Поле битвы за Гоголя было
и остается довольно пространным. Как любое самодостаточное творческое явление, или — назовем это иначе — как любая активная Часть Языка, Гоголь все еще представляет собой искушение присваивать, делать «своим», «нашим», а когда это получается не очень убедительно, то по крайней мере «не их».
Это началось, наверное, еще при его жизни — усилиями целой своры не очень одаренных литературным талантом, но вооруженных социальным нюхом типов, два из которых оказались его настоящими и пожизненными демонами, белым и черным, вполне согласуясь со своими именами. Речь идет о Белинском и Чернышевском. При этом оба настолько любили Гоголя, что первый обвинял его в «ограниченности интеллектуального развития», а второй — в «тесноте горизонта».

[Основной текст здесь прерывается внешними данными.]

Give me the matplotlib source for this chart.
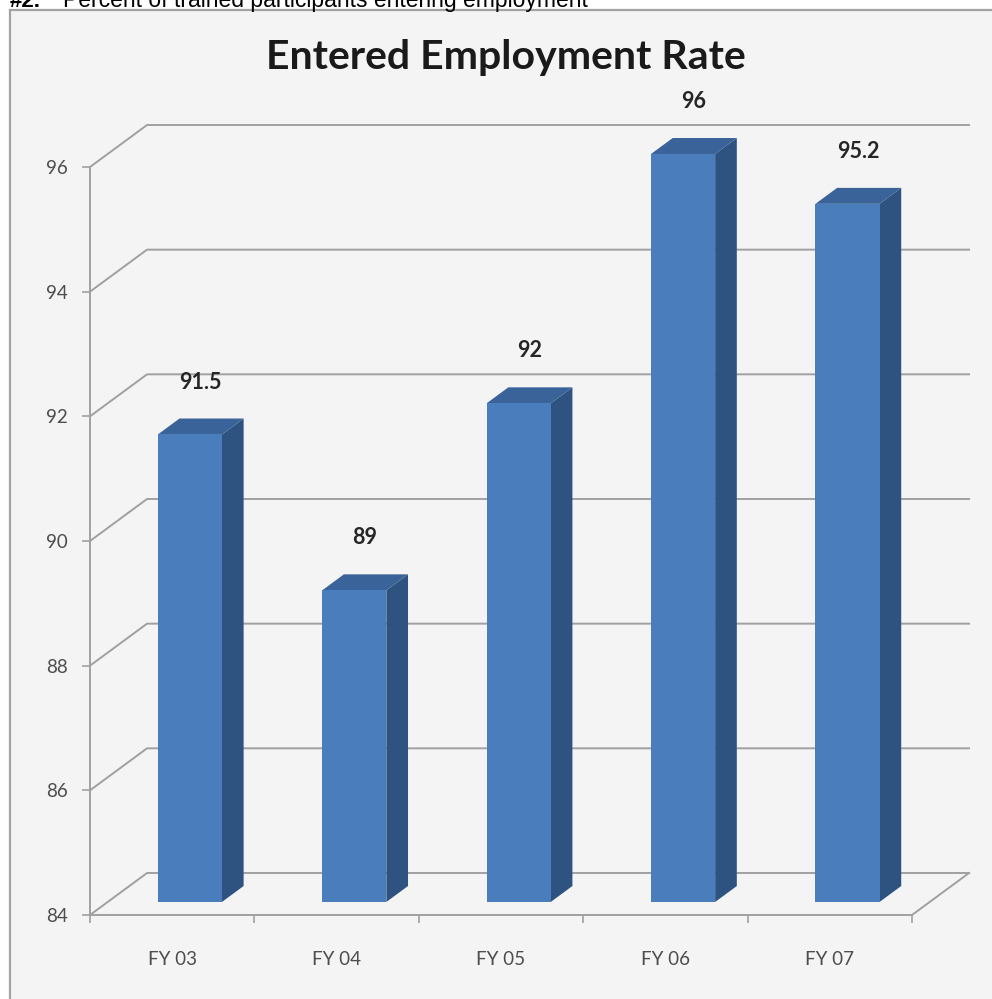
import matplotlib.pyplot as plt
from matplotlib.patches import Polygon, Rectangle
from matplotlib.lines import Line2D

# 차트 데이터
categories = ['FY 03', 'FY 04', 'FY 05', 'FY 06', 'FY 07']
rates = [91.5, 89, 92, 96, 95.2]
y_ticks = [84, 86, 88, 90, 92, 94, 96]
title = 'Entered Employment Rate'
caption_num = '#2.'
caption = 'Percent of trained participants entering employment'

W, H = 992, 999
fig = plt.figure(figsize=(W / 100, H / 100), dpi=100)
fig.patch.set_facecolor('white')

# 차트 영역 테두리 (오른쪽/아래는 잘려 있음)
fig.patches.append(Rectangle((10 / W, -0.02), 1.05, 1 - 10 / H + 0.02,
                             transform=fig.transFigure, facecolor='#f4f4f4',
                             edgecolor='#a3a3a3', linewidth=1.6, zorder=-1))

# 위쪽에 잘린 설명 문구
fig.text(10 / W, 1 - 7 / H, caption_num, fontsize=16, fontweight='bold',
         family='Liberation Sans', va='baseline', ha='left', color='black')
fig.text(63 / W, 1 - 7 / H, caption, fontsize=16.5,
         family='Liberation Sans', va='baseline', ha='left', color='black')

fig.text(506 / W, 1 - 57 / H, title, fontsize=29.5, fontweight='bold',
         family='Lato', ha='center', va='center', color='#1a1a1a')

# 앞면 좌표축
ax = fig.add_axes([90 / W, 1 - 915 / H, 822 / W, 748 / H])
ax.patch.set_visible(False)
ax.set_xlim(0, len(categories))
ax.set_ylim(y_ticks[0], y_ticks[-1])

# 3D 깊이 방향 오프셋 (데이터 단위)
DX = 0.347
DY = 0.674


def proj(x, y, d):
    return (x + d * DX, y + d * DY)


grid_kw = dict(color='#a0a0a0', linewidth=1.4, clip_on=False, zorder=1)
n = len(categories)
for v in y_ticks:
    p0 = (0, v)
    p1 = proj(0, v, 1)
    p2 = proj(n, v, 1)
    ax.add_line(Line2D([p0[0], p1[0], p2[0]], [p0[1], p1[1], p2[1]], **grid_kw))
# 바닥 오른쪽 모서리
q = proj(n, y_ticks[0], 1)
ax.add_line(Line2D([n, q[0]], [y_ticks[0], q[1]], **grid_kw))

# 3D 막대
bw = 0.39
d0, d1 = 0.31, 0.69
base = y_ticks[0]
for i, v in enumerate(rates):
    x0 = i + 0.5 - bw / 2
    x1 = i + 0.5 + bw / 2
    front = [proj(x0, base, d0), proj(x1, base, d0), proj(x1, v, d0), proj(x0, v, d0)]
    side = [proj(x1, base, d0), proj(x1, base, d1), proj(x1, v, d1), proj(x1, v, d0)]
    top = [proj(x0, v, d0), proj(x1, v, d0), proj(x1, v, d1), proj(x0, v, d1)]
    ax.add_patch(Polygon(side, closed=True, facecolor='#2f5381', edgecolor='none',
                         clip_on=False, zorder=3))
    ax.add_patch(Polygon(top, closed=True, facecolor='#3a639a', edgecolor='none',
                         clip_on=False, zorder=3))
    ax.add_patch(Polygon(front, closed=True, facecolor='#4a7dbb', edgecolor='none',
                         clip_on=False, zorder=4))
    lx, ly = proj(i + 0.5, v, 0.5)
    ax.annotate(f'{v:g}', (lx, ly), xytext=(0, 32), textcoords='offset points',
                ha='center', va='center', fontsize=15.5, fontweight='bold',
                family='Lato', color='#262626', annotation_clip=False, zorder=5)

# 축 스타일
for s in ['top', 'right']:
    ax.spines[s].set_visible(False)
for s in ['left', 'bottom']:
    ax.spines[s].set_color('#a0a0a0')
    ax.spines[s].set_linewidth(1.4)

ax.set_yticks(y_ticks)
ax.set_yticklabels([str(t) for t in y_ticks])
ax.tick_params(axis='y', direction='out', length=6, width=1.2, color='#a0a0a0',
               pad=10, labelsize=13.5, labelcolor='#4d4d4d')

ax.set_xticks(range(n + 1))
ax.set_xticklabels([])
ax.set_xticks([i + 0.5 for i in range(n)], minor=True)
ax.set_xticklabels(categories, minor=True)
ax.tick_params(axis='x', which='major', direction='out', length=6, width=1.2,
               color='#a0a0a0')
ax.tick_params(axis='x', which='minor', length=0, pad=26, labelsize=13.5,
               labelcolor='#4d4d4d')
for lab in ax.get_xticklabels(minor=True) + ax.get_yticklabels():
    lab.set_family('Lato')

fig.savefig('out.png', dpi=100)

Сумма разрозненных и непоследовательных версий о Гоголе является в то же время последовательно конфликтной. Это словно много-премного карликовых Гоголей, измельченных и уменьшенных, каждый из которых воюет против другого и других, чтобы утвердить какую-то свою временную правду. Гоголь — реалист и сатирик, который никак не может выйти из своей шинели, противостоит Гоголю — мистику и абсурдисту, протовоплощению Кафки и Беккета. Гоголь, известный в мире как prominent Russian writer Nikolay Vasilyevich, отрицает Гоголя, раздвоенного малоросса, который (страшная месть!) разлагает изнутри великую русскую литературу и радикально меняет ее интерфейс после легкомысленной смерти солнечного картежника Пушкина. Гоголь, проповедник «православия, царелюбия и чаепития», никак не согласовывается с Гоголем, подпольным украинцем, в письме к Максимовичу ненавидящим Петербург и мечтающем о побеге в Киев, «наш Киев». Гоголь, один из навязчивых кошмаров Набокова, диканьский долгоносик и зацикленный на страшилках казакофил, парализует Гоголя имперского, покоренного, способного уже только на «избранные места».
Остается надеяться в ближайшие дни на появление из небытия еще одного варианта Гоголя — страстного проповедника славянского братства, неразрывного единения Руси Великой включая с Малой в ее священной миссии против растлителя-Запада. Остается ждать высадки Тараса Бульбы на Балканах и очередного убийства натовского прихвостня Андрия.
Ведь Гоголя преимущественно любят цитировать как великого ненавистника всяких там «немцев». Не под его ли влиянием «представители арийской расы» мерещились Шевченко «куцыми и узловатыми»?
Существует также целая сеть других, низшего порядка, версий и «дней минувших анекдотов». О Гоголе, который тянет себя за все тот же нос. Или Гоголе, который торчит в прихожей Пушкина, презираемый лакеем. Или опять же о Пушкине, сетующем на украденный коварным малороссом сюжет с мертвыми душами. В Риме Гоголь как-то посреди ночи начинает танцевать гопак. В общем же, пребывая в Италии, часто и с наслаждением давит ящериц, перебегающих ему тропинку на прогулке. Есть сюжет о посещении Палестины и странном разговоре со священником, которому удается убедить Гоголя, что все им написанное, — сплошная греховность. Итак, есть сюжет с раскаиванием, то есть сжиганием рукописей. («Рукописи не горят!» — беспочвенно будет орать спустя неполных сто лет один из его, Гоголя, эпигонов, очевидно, ослепленный пламенем от сжигаемых тут и там рукописей). Есть также история об инкриминированном безумии, что на самом деле было неизлечимым брюшным тифом — дело, как всегда, в неправельном диагнозе! — и о методичном издевательстве медиков и друзей, о холодных ваннах и летаргическом сне, о преждевременных похоронах и переворачивании в гробу (так вот где она, эта действительно Страшная Месть! Недаром он родился в том же году, что и Эдгар По).
Но все это — внизу, на равнине, называемой жизнью, обществом, идеологией, литературной критикой. Настоящий Гоголь больше всего о нем сказанного и написанного. Поэтому он выше всех битв, за него и во имя его осуществленных и осуществляемых, над всей чернильной и даже реальной кровью. Конфликтологам в общем нечего делать там, на той высоте, где пребывает этот язык, эти отдельно взятые и причудливо, но единственно возможным способом сочетаемые слова, эта саркастичная любовь к окружающему, становящемуся жадным переживанием описываемого. И, конечно, смех (кто только не писал о нем!) — смех над демонами и карликами, смех, как защитная, нет, как спасительная реакция, как единственный ответ бытию с его гееннами, времени с его быстротечностью, смех как чисто человеческий жест, вызов безднам, как свобода и независимость.